Hi Folks,
I have a strange situation while running beam 2.7.0 with the FlinkRunner,
my setup consist of a HA Flink cluster (1.5.4) writing to HDFS its
checkpoint. Flink is able to correctly writes its checkpoint / savepoint to
HDFS without any problems.
However, my pipeline has to write to HDFS as well, but fails with "Caused
by: java.lang.IllegalArgumentException: No filesystem found for scheme hdfs"
(stacktrace at the bottom)
In the host where the pipeline is running:
1. The environment variable HADOOP_CONF_DIR is set.
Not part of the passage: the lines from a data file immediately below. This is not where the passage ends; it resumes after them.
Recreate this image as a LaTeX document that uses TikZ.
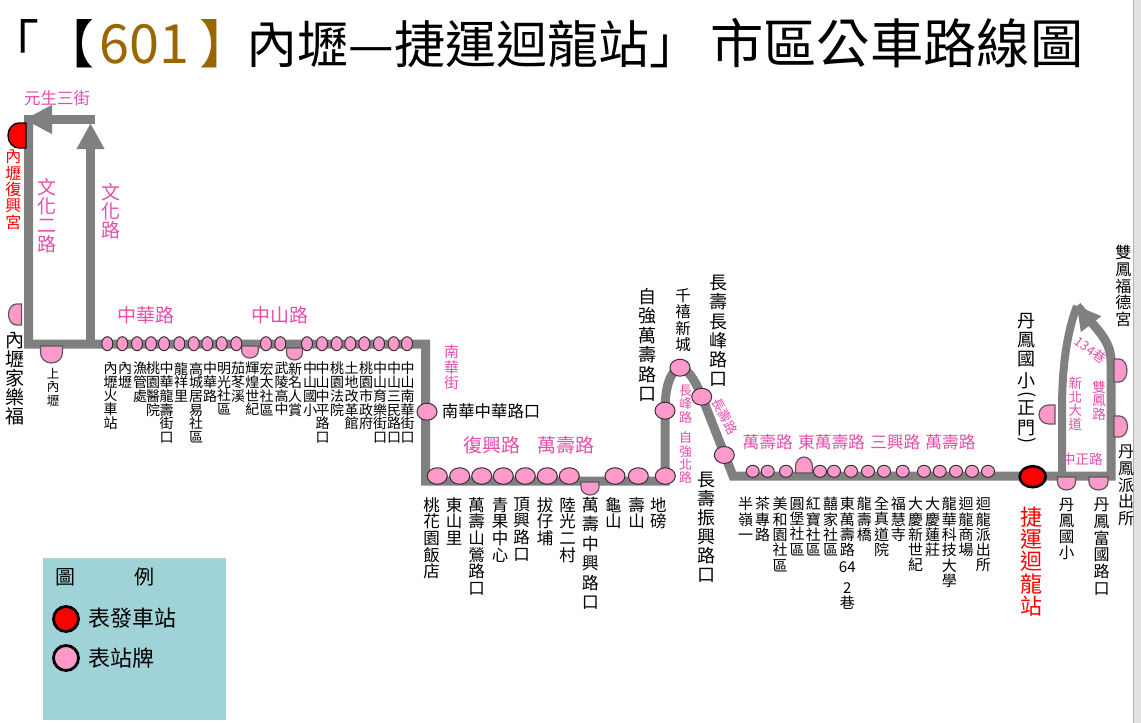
\documentclass[tikz,border=0pt]{standalone}
\usepackage{fontspec}
\setmainfont{Noto Sans CJK TC}
\usetikzlibrary{arrows.meta,shapes.geometric}
\XeTeXlinebreaklocale "zh"
\XeTeXlinebreakskip=0pt
\lineskiplimit=-40pt
\definecolor{routegray}{HTML}{808080}
\definecolor{stoppink}{HTML}{FF99CC}
\definecolor{roadpink}{HTML}{E64DAA}
\definecolor{nobrown}{HTML}{996600}
\definecolor{legendbg}{HTML}{A0D3D8}
\definecolor{stripgray}{HTML}{E2E2E2}
\newcommand{\fsz}[1]{\fontsize{#1}{#1}\selectfont}
\tikzset{
  route/.style={draw=routegray,line width=9pt},
  stopdot/.style={ellipse,draw=black!80,fill=stoppink,line width=1pt,inner sep=0pt},
  halfstop/.style={draw=black!65,fill=stoppink,line width=1.2pt},
  vtext/.style 2 args={font=\fontsize{#1}{#2}\selectfont,text width=24pt,align=center,anchor=north,inner sep=0pt},
  road/.style={font=\fsz{#1},text=roadpink,inner sep=0pt},
  roadv/.style 2 args={vtext={#1}{#2},text=roadpink},
}
\begin{document}
\begin{tikzpicture}[x=1pt,y=-1pt]
    \useasboundingbox (0,0) rectangle (1141,723);
    \draw[fill=stripgray,draw=black!30] (1133,-2) rectangle (1143,725);
    % Title
    \node[anchor=west,inner sep=0pt,font=\fsz{52}] (title) at (13,43)
        {｢\hspace{3.5pt}【\hspace{5pt}\textcolor{nobrown}{{\fsz{54}601}\hspace{10pt}】}\hspace{-5pt}{\fsz{51}內壢—捷運迴龍站」}\hspace{10pt}{\fsz{53.3}市區公車路線圖}};
    % Route points
    \coordinate (topright) at (94.5,119.5);
    \coordinate (topleft) at (24,119.5);
    \coordinate (westup) at (28.5,115);
    \coordinate (westdown) at (28.5,344);
    \coordinate (midfoot) at (90.5,344);
    \coordinate (midtip) at (90.5,123);
    \coordinate (nanhua) at (425.5,344);
    \coordinate (fuxing) at (425.5,481);
    \coordinate (dibang) at (665,481);
    \coordinate (ziqiang) at (665,410);
    \coordinate (qianxi) at (680,367);
    \coordinate (changfeng) at (702,397);
    \coordinate (wanshou) at (733,476);
    \coordinate (danfeng) at (1111,476);
    \coordinate (danbend) at (1111,362);
    \coordinate (xinbei) at (1062,476);
    \coordinate (looptip) at (1077,306);
    % Route
    \draw[route] (westup) -- (westdown) -- (nanhua) -- (fuxing) -- (dibang) -- (ziqiang)
        .. controls (665,390) and (669,372) .. (qianxi)
        .. controls (690,370) and (697,385) .. (changfeng) -- (wanshou) -- (danfeng) -- (danbend)
        .. controls (1111,342) and (1100,332) .. (looptip);
    \draw[route,line width=8pt] (xinbei) -- (1062,410) .. controls (1062,370) and (1066,335) .. (looptip);
    \draw[route,-{Triangle[length=26pt,width=26pt]}] (midfoot) -- (midtip);
    \draw[route,-{Triangle[length=28pt,width=27pt]}] (topright) -- (topleft);
    \draw[route,line width=0pt,-{Triangle[length=23pt,width=26pt,fill=routegray]}] (1091,324) -- (looptip);
    % Half stops
    \foreach \x/\y/\w/\d/\r in {21.5/314.5/10.5/13/-90,51.5/346/11/17/0,250/346/8.3/12/0,294.5/348/8/12/0,
        590/482/9/13/0,804/473/8.5/16/180,1055/414.5/9.5/16/-90,1066.5/477/9/13/0,1098.5/477/9.5/13/0,
        1114/370.5/11.5/13/90,1114/426.5/10.5/13.5/90} {
        \draw[halfstop,shift={(\x,\y)},rotate=\r] (\w,0) -- (\w,0.4*\d) arc[start angle=0,end angle=180,x radius=\w,y radius=0.6*\d] -- (-\w,0) -- cycle;
    }
    \draw[draw=black,fill=red,line width=1.4pt,shift={(26,135.5)},rotate=-90] (12.5,0) -- (12.5,7) arc[start angle=0,end angle=180,x radius=12.5,y radius=11] -- (-12.5,0) -- cycle;
    % Stops
    \foreach \x [count=\i] in {107.3,122.3,137,151,164,179.3,193.7,207.3,221.7,236.3,266,280.3,307,322,336.7,350.3,364.3,379,393.7,407} {
        \node[stopdot,minimum width=11pt,minimum height=14pt] (stopa\i) at (\x,343.7) {};
    }
    \foreach \x [count=\i] in {437.3,459.7,481.7,503.3,525.3,547.3,569.3,615,638.3,665.3} {
        \node[stopdot,minimum width=20pt,minimum height=16.5pt] (stopb\i) at (\x,476) {};
    }
    \foreach \x [count=\i] in {752.7,767.7,786,820,834,851,868,884,902.7,924,939.7,956,972,988} {
        \node[stopdot,minimum width=13pt,minimum height=12pt] (stopc\i) at (\x,471.3) {};
    }
    \foreach \x/\y [count=\i] in {427/411.7,665/410.7,680/367.7,701.7/396.7,724.3/455} {
        \node[stopdot,minimum width=20pt,minimum height=17pt] (stopd\i) at (\x,\y) {};
    }
    \node[ellipse,draw=black,fill=red,line width=2.6pt,inner sep=0pt,minimum width=26pt,minimum height=21pt] (terminal) at (1032.7,476.7) {};
    % Black stop names
    \foreach \x/\t [count=\i] in {110.7/內壢火車站,125/內壢,140/漁管處,153/桃園醫院,166.7/中華龍壽街口,181/龍祥里,196/高城居易社區,210/中華路,224/明光社區,238/茄苳溪,252.3/輝煌世紀,266.7/宏太社區,281.7/武陵高中,295/新名人賞,310/中山國小,322.7/中山中平路口,337/桃園法院,351.7/土地改革館,366/桃園市政府,380/中山育樂街口,394/中山三民路口,407.7/中山南華街口} {
        \node[vtext={14}{13.7}] (namea\i) at (\x,362) {\t};
    }
    \foreach \x/\t [count=\i] in {431.7/桃花園飯店,454/東山里,476.7/萬壽山鶯路口,500/青果中心,521.7/頂興路口,545/拔仔埔,567.7/陸光二村,613.3/龜山,636.7/壽山,658.3/地磅} {
        \node[vtext={16.5}{16.7}] (nameb\i) at (\x,497) {\t};
    }
    \foreach \x/\t [count=\i] in {745.7/半嶺一,762.7/茶專路,780/美和園社區,797/圓堡社區,813.3/紅寶社區,830.7/囍家社區,864.3/龍壽橋,881.7/全真道院,898.3/福慧寺,915.7/大慶新世紀,932.7/大慶蓮莊,949.3/龍華科技大學,966/迴龍商場,983.3/迴龍派出所} {
        \node[vtext={15}{15.3}] (namec\i) at (\x,497) {\t};
    }
    \node[vtext={15}{15.3}] (namec15) at (847.3,497) {東\\萬\\壽\\路\\[2pt]64\\[5pt]2\\巷};
    \foreach \x/\y/\s/\l/\t [count=\i] in {14.7/331.7/19/19/內壢家樂福,53/368/12.5/13.3/上內壢,590.3/497/17/19.4/萬壽中興路口,706/471.7/18/19/長壽振興路口,647.7/288/18/19.5/自強萬壽路口,683/288/15.5/16.5/千禧新城,718/275/18/19.2/長壽長峰路口,1123.3/245/16/16.7/雙鳳福德宮,1126/445/16/16.7/丹鳳派出所,1066.7/498/15.5/16/丹鳳國小,1101.7/498/16/16.7/丹鳳富國路口} {
        \node[vtext={\s}{\l}] (named\i) at (\x,\y) {\t};
    }
    \node[vtext={18}{18.7}] (danzheng) at (1026.7,313.3) {丹\\鳳\\國\\[4pt]小\\[-14.7pt]\rotatebox{-90}{(}\\[2.3pt]正\\[1.3pt]門\\[-15.7pt]\rotatebox{-90}{)}};
    \node[anchor=west,inner sep=0pt,font=\fsz{16.4}] (nanhuaname) at (441.7,411) {南華中華路口};
    % Red stop names
    \node[vtext={16}{16.3},text=red] (fuxingname) at (13.3,150) {內壢復興宮};
    \node[vtext={22}{22.3},text=red] (terminalname) at (1031.7,506.7) {捷運迴龍站};
    % Road names
    \node[road=16.5] (roada) at (57,98) {元生三街};
    \node[road=19] (roadb) at (145.5,315) {中華路};
    \node[road=19] (roadc) at (280,315) {中山路};
    \node[road=19] (roadd) at (491.5,445.7) {復興路};
    \node[road=19] (roade) at (566,445.7) {萬壽路};
    \foreach \x/\t [count=\i] in {767.7/萬壽路,831.5/東萬壽路,895.3/三興路,950.5/萬壽路} {
        \node[road=16.7] (roadf\i) at (\x,441.7) {\t};
    }
    \node[road=13.7] (roadg) at (1082.3,459.3) {中正路};
    \foreach \x/\y/\s/\l/\t [count=\i] in {46.7/178/19/19/文化二路,110.7/183/19/19/文化路,451.7/345/15/15.5/南華街,685.7/385/13/13.3/長峰路,685.7/431.7/13/13.3/自強北路,1075.3/376.7/13.5/13.7/新北大道,1099/380.7/13.5/13.7/雙鳳路} {
        \node[roadv={\s}{\l}] (roadv\i) at (\x,\y) {\t};
    }
    \node[road=13,rotate=-62] (roadr1) at (725,416) {長壽路};
    \node[road=13,rotate=-37] (roadr2) at (1090.7,350) {134巷};
    % Legend
    \fill[legendbg] (43,558) rectangle (226,720);
    \node[font=\fsz{20},inner sep=0pt] (legendtu) at (65,577) {圖};
    \node[font=\fsz{20},inner sep=0pt] (legendli) at (144.5,577) {例};
    \node[circle,draw=black,fill=red,line width=2.8pt,inner sep=0pt,minimum size=25pt] (legendred) at (66,619) {};
    \node[circle,draw=black,fill=stoppink,line width=2.8pt,inner sep=0pt,minimum size=25pt] (legendpink) at (66,658) {};
    \node[anchor=west,font=\fsz{22},inner sep=0pt] (legendredname) at (88,618.5) {表發車站};
    \node[anchor=west,font=\fsz{22},inner sep=0pt] (legendpinkname) at (88,658.5) {表站牌};
\end{tikzpicture}
\end{document}
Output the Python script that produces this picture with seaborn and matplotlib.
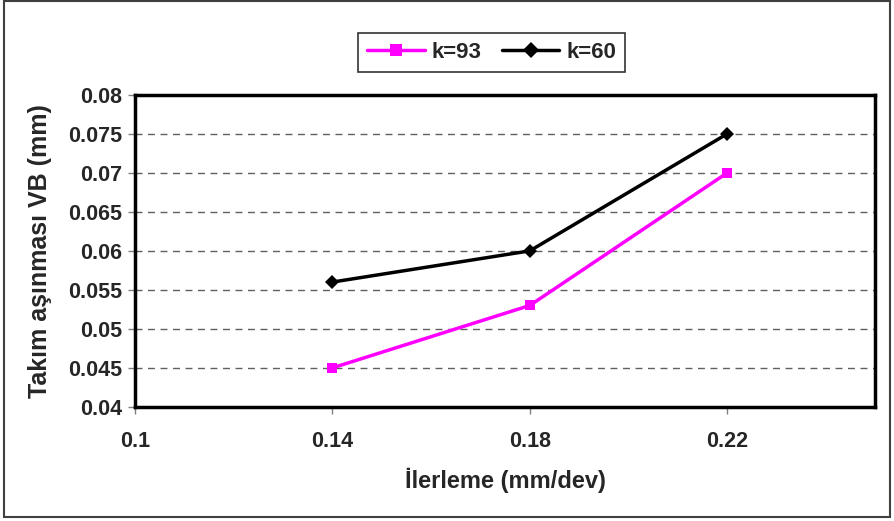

2. During my pipeline construction i am explicitly calling
FileSystems.setDefaultPipelineOptions(_options); to trigger the
ServiceLoader to find all options registrar from the classpath
3. If i explore the property SCHEME_TO_FILESYSTEM of the class FileSystems
in my main method using reflection i am able to see that at launch time it
contains:
{file=org.apache.beam.sdk.io.LocalFileSystem@1941a8ff,
hdfs=org.apache.beam.sdk.io.hdfs.HadoopFileSystem@22d7b4f8}
Any idea what i am doing wrong with the HDFS integration?
{snippet}
FileSystems.setDefaultPipelineOptions(_context.getPipelineOptions());
Field f =
FileSystems.class.getDeclaredField("SCHEME_TO_FILESYSTEM");
f.setAccessible(true);
AtomicReference<Map<String, FileSystem>> value
= (AtomicReference<Map<String, FileSystem>>) f.get(null);
System.out.println("===========================");
System.out.println(value);
{snippet}
{stacktrace}
Caused by: java.lang.IllegalArgumentException: No filesystem found for
scheme hdfs
at
org.apache.beam.sdk.io.FileSystems.getFileSystemInternal(FileSystems.java:456)
at
org.apache.beam.sdk.io.FileSystems.matchNewResource(FileSystems.java:526)
at
org.apache.beam.sdk.io.FileIO$Write$ViaFileBasedSink.lambda$new$22b9c623$1(FileIO.java:1293)
at
org.apache.beam.sdk.options.ValueProvider$NestedValueProvider.get(ValueProvider.java:131)
at
org.apache.beam.sdk.options.ValueProvider$NestedValueProvider.get(ValueProvider.java:131)
at
org.apache.beam.sdk.options.ValueProvider$NestedValueProvider.get(ValueProvider.java:131)
at
org.apache.beam.sdk.io.FileBasedSink$Writer.open(FileBasedSink.java:920)
at
org.apache.beam.sdk.io.WriteFiles$WriteShardsIntoTempFilesFn.processElement(WriteFiles.java:715)
{stacktrace}
--
JC
--
JC